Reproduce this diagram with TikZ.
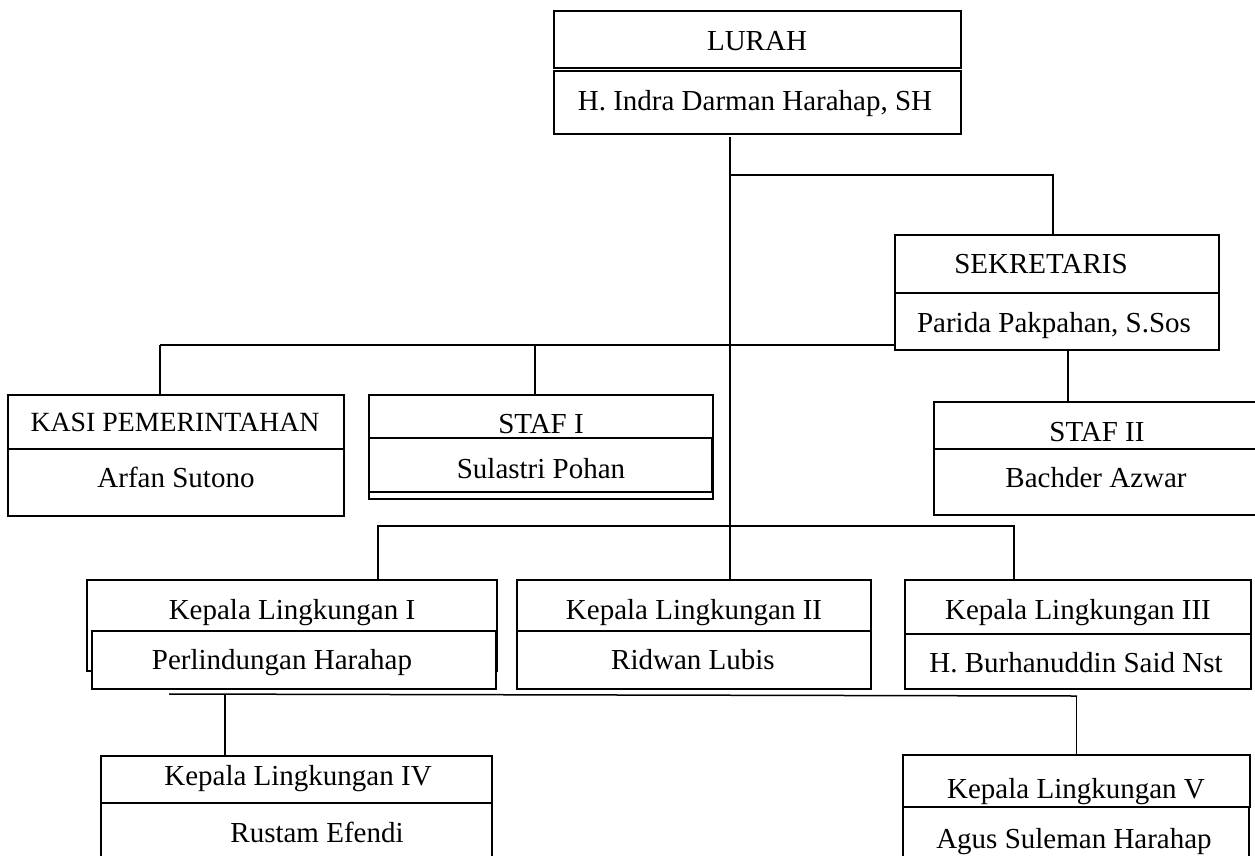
\documentclass[tikz,border=0pt]{standalone}
\usepackage{fontspec}
\setmainfont{Liberation Serif}
\begin{document}
\begin{tikzpicture}[x=1pt,y=-1pt,
  cell/.style={draw, line width=1.5pt, fill=white, inner sep=0pt, outer sep=0pt, anchor=north west},
  lbl/.style={anchor=base, inner sep=0pt, font=\fontsize{29}{34}\selectfont},
  link/.style={line width=1.5pt}]
\useasboundingbox (0,0) rectangle (1255,855);
\clip (0,0) rectangle (1255,855);
\fill[white] (0,0) rectangle (1255,855);

% ---- connectors ----
\coordinate (m0) at (730,137);
\coordinate (m1) at (730,175);
\coordinate (hb) at (160,345);
\coordinate (bb1) at (169,694);
\coordinate (bb2) at (1077,696);

% ---- boxes ----
\node[cell, minimum width=407pt, minimum height=57pt] (lurahT) at (554,11) {};
\node[cell, minimum width=407pt, minimum height=63pt] (lurahN) at (554,71) {};
\node[cell, minimum width=324pt, minimum height=58pt] (sekT) at (895,235) {};
\node[cell, minimum width=324pt, minimum height=57pt] (sekN) at (895,293) {};
\node[cell, minimum width=340pt, minimum height=47pt] (staf2T) at (934,402) {};
\node[cell, minimum width=340pt, minimum height=66pt] (staf2N) at (934,449) {};
\node[cell, minimum width=336pt, minimum height=54pt] (kasiT) at (8,395) {};
\node[cell, minimum width=336pt, minimum height=67pt] (kasiN) at (8,449) {};
\node[cell, minimum width=344pt, minimum height=104pt] (staf1O) at (369,395) {};
\node[cell, minimum width=343pt, minimum height=54pt] (staf1N) at (369,438) {};
\node[cell, minimum width=410pt, minimum height=91pt] (kl1O) at (87,580) {};
\node[cell, minimum width=404pt, minimum height=58pt] (kl1N) at (92,631) {};
\node[cell, minimum width=354pt, minimum height=51pt] (kl2T) at (517,580) {};
\node[cell, minimum width=354pt, minimum height=58pt] (kl2N) at (517,631) {};
\node[cell, minimum width=346pt, minimum height=54pt] (kl3T) at (905,580) {};
\node[cell, minimum width=346pt, minimum height=55pt] (kl3N) at (905,634) {};
\node[cell, minimum width=391pt, minimum height=47pt] (kl4T) at (101,756) {};
\node[cell, minimum width=391pt, minimum height=80pt] (kl4N) at (101,803) {};
\node[cell, minimum width=347pt, minimum height=52pt] (kl5T) at (903,755) {};

\draw[link] (m0) -- (m0 |- kl2T.north);
\draw[link] (m1) -| ([xshift=-4pt]sekT.north);
\draw[link] (hb) -- (hb -| sekN.west);
\draw[link] (hb) -- (hb |- kasiT.north);
\draw[link] ([xshift=-6pt]staf1O.north) -- ([xshift=-6pt]staf1O.north |- hb);
\draw[link] ([xshift=11pt]sekN.south) -- ([xshift=11pt]sekN.south |- staf2T.north);
\draw[link] ([xshift=86pt]kl1O.north) -- ++(0,-54) -| ([xshift=-64pt]kl3T.north);
\draw[link] (bb1) -- (bb2);
\draw[link] ([xshift=-71.5pt]kl4T.north) -- ([xshift=-71.5pt]kl4T.north |- bb1);
\draw[link] (kl5T.north) -- (kl5T.north |- bb2);

% ---- labels ----
\node[lbl] (t1) at (757,50) {LURAH};
\node[lbl] (t2) at (755,110) {H. Indra Darman Harahap, SH};
\node[lbl] (t3) at (1041,273) {SEKRETARIS};
\node[lbl] (t4) at (1054,332) {Parida Pakpahan, S.Sos};
\node[lbl] (t5) at (1097,441) {STAF II};
\node[lbl] (t6) at (1096,487) {Bachder Azwar};
\node[lbl, font=\fontsize{27.8}{34}\selectfont] (t7) at (175,431) {KASI PEMERINTAHAN};
\node[lbl] (t8) at (176,487) {Arfan Sutono};
\node[lbl] (t9) at (541,433) {STAF I};
\node[lbl] (t10) at (541,478) {Sulastri Pohan};
\node[lbl] (t11) at (292,619) {Kepala Lingkungan I};
\node[lbl] (t12) at (282,669) {Perlindungan Harahap};
\node[lbl] (t13) at (694,619) {Kepala Lingkungan II};
\node[lbl] (t14) at (693,669) {Ridwan Lubis};
\node[lbl] (t15) at (1078,619) {Kepala Lingkungan III};
\node[lbl] (t16) at (1076,672) {H. Burhanuddin Said Nst};
\node[lbl] (t17) at (298,785) {Kepala Lingkungan IV};
\node[lbl] (t18) at (317,842) {Rustam Efendi};
\node[lbl] (t19) at (1076,798) {Kepala Lingkungan V};
\node[cell, minimum width=346pt, minimum height=80pt] (kl5N) at (903,807) {};
\node[lbl] (t20) at (1074,848) {Agus Suleman Harahap};
\end{tikzpicture}
\end{document}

****

**Stated task**
Write the lines above out again exactly, without any of their pictures.

**Output of the exercise**
Reproduce this diagram with TikZ.
\documentclass[tikz,border=0pt]{standalone}
\usepackage{fontspec}
\setmainfont{Liberation Serif}
\begin{document}
\begin{tikzpicture}[x=1pt,y=-1pt,
  cell/.style={draw, line width=1.5pt, fill=white, inner sep=0pt, outer sep=0pt, anchor=north west},
  lbl/.style={anchor=base, inner sep=0pt, font=\fontsize{29}{34}\selectfont},
  link/.style={line width=1.5pt}]
\useasboundingbox (0,0) rectangle (1255,855);
\clip (0,0) rectangle (1255,855);
\fill[white] (0,0) rectangle (1255,855);

% ---- connectors ----
\coordinate (m0) at (730,137);
\coordinate (m1) at (730,175);
\coordinate (hb) at (160,345);
\coordinate (bb1) at (169,694);
\coordinate (bb2) at (1077,696);

% ---- boxes ----
\node[cell, minimum width=407pt, minimum height=57pt] (lurahT) at (554,11) {};
\node[cell, minimum width=407pt, minimum height=63pt] (lurahN) at (554,71) {};
\node[cell, minimum width=324pt, minimum height=58pt] (sekT) at (895,235) {};
\node[cell, minimum width=324pt, minimum height=57pt] (sekN) at (895,293) {};
\node[cell, minimum width=340pt, minimum height=47pt] (staf2T) at (934,402) {};
\node[cell, minimum width=340pt, minimum height=66pt] (staf2N) at (934,449) {};
\node[cell, minimum width=336pt, minimum height=54pt] (kasiT) at (8,395) {};
\node[cell, minimum width=336pt, minimum height=67pt] (kasiN) at (8,449) {};
\node[cell, minimum width=344pt, minimum height=104pt] (staf1O) at (369,395) {};
\node[cell, minimum width=343pt, minimum height=54pt] (staf1N) at (369,438) {};
\node[cell, minimum width=410pt, minimum height=91pt] (kl1O) at (87,580) {};
\node[cell, minimum width=404pt, minimum height=58pt] (kl1N) at (92,631) {};
\node[cell, minimum width=354pt, minimum height=51pt] (kl2T) at (517,580) {};
\node[cell, minimum width=354pt, minimum height=58pt] (kl2N) at (517,631) {};
\node[cell, minimum width=346pt, minimum height=54pt] (kl3T) at (905,580) {};
\node[cell, minimum width=346pt, minimum height=55pt] (kl3N) at (905,634) {};
\node[cell, minimum width=391pt, minimum height=47pt] (kl4T) at (101,756) {};
\node[cell, minimum width=391pt, minimum height=80pt] (kl4N) at (101,803) {};
\node[cell, minimum width=347pt, minimum height=52pt] (kl5T) at (903,755) {};

\draw[link] (m0) -- (m0 |- kl2T.north);
\draw[link] (m1) -| ([xshift=-4pt]sekT.north);
\draw[link] (hb) -- (hb -| sekN.west);
\draw[link] (hb) -- (hb |- kasiT.north);
\draw[link] ([xshift=-6pt]staf1O.north) -- ([xshift=-6pt]staf1O.north |- hb);
\draw[link] ([xshift=11pt]sekN.south) -- ([xshift=11pt]sekN.south |- staf2T.north);
\draw[link] ([xshift=86pt]kl1O.north) -- ++(0,-54) -| ([xshift=-64pt]kl3T.north);
\draw[link] (bb1) -- (bb2);
\draw[link] ([xshift=-71.5pt]kl4T.north) -- ([xshift=-71.5pt]kl4T.north |- bb1);
\draw[link] (kl5T.north) -- (kl5T.north |- bb2);

% ---- labels ----
\node[lbl] (t1) at (757,50) {LURAH};
\node[lbl] (t2) at (755,110) {H. Indra Darman Harahap, SH};
\node[lbl] (t3) at (1041,273) {SEKRETARIS};
\node[lbl] (t4) at (1054,332) {Parida Pakpahan, S.Sos};
\node[lbl] (t5) at (1097,441) {STAF II};
\node[lbl] (t6) at (1096,487) {Bachder Azwar};
\node[lbl, font=\fontsize{27.8}{34}\selectfont] (t7) at (175,431) {KASI PEMERINTAHAN};
\node[lbl] (t8) at (176,487) {Arfan Sutono};
\node[lbl] (t9) at (541,433) {STAF I};
\node[lbl] (t10) at (541,478) {Sulastri Pohan};
\node[lbl] (t11) at (292,619) {Kepala Lingkungan I};
\node[lbl] (t12) at (282,669) {Perlindungan Harahap};
\node[lbl] (t13) at (694,619) {Kepala Lingkungan II};
\node[lbl] (t14) at (693,669) {Ridwan Lubis};
\node[lbl] (t15) at (1078,619) {Kepala Lingkungan III};
\node[lbl] (t16) at (1076,672) {H. Burhanuddin Said Nst};
\node[lbl] (t17) at (298,785) {Kepala Lingkungan IV};
\node[lbl] (t18) at (317,842) {Rustam Efendi};
\node[lbl] (t19) at (1076,798) {Kepala Lingkungan V};
\node[cell, minimum width=346pt, minimum height=80pt] (kl5N) at (903,807) {};
\node[lbl] (t20) at (1074,848) {Agus Suleman Harahap};
\end{tikzpicture}
\end{document}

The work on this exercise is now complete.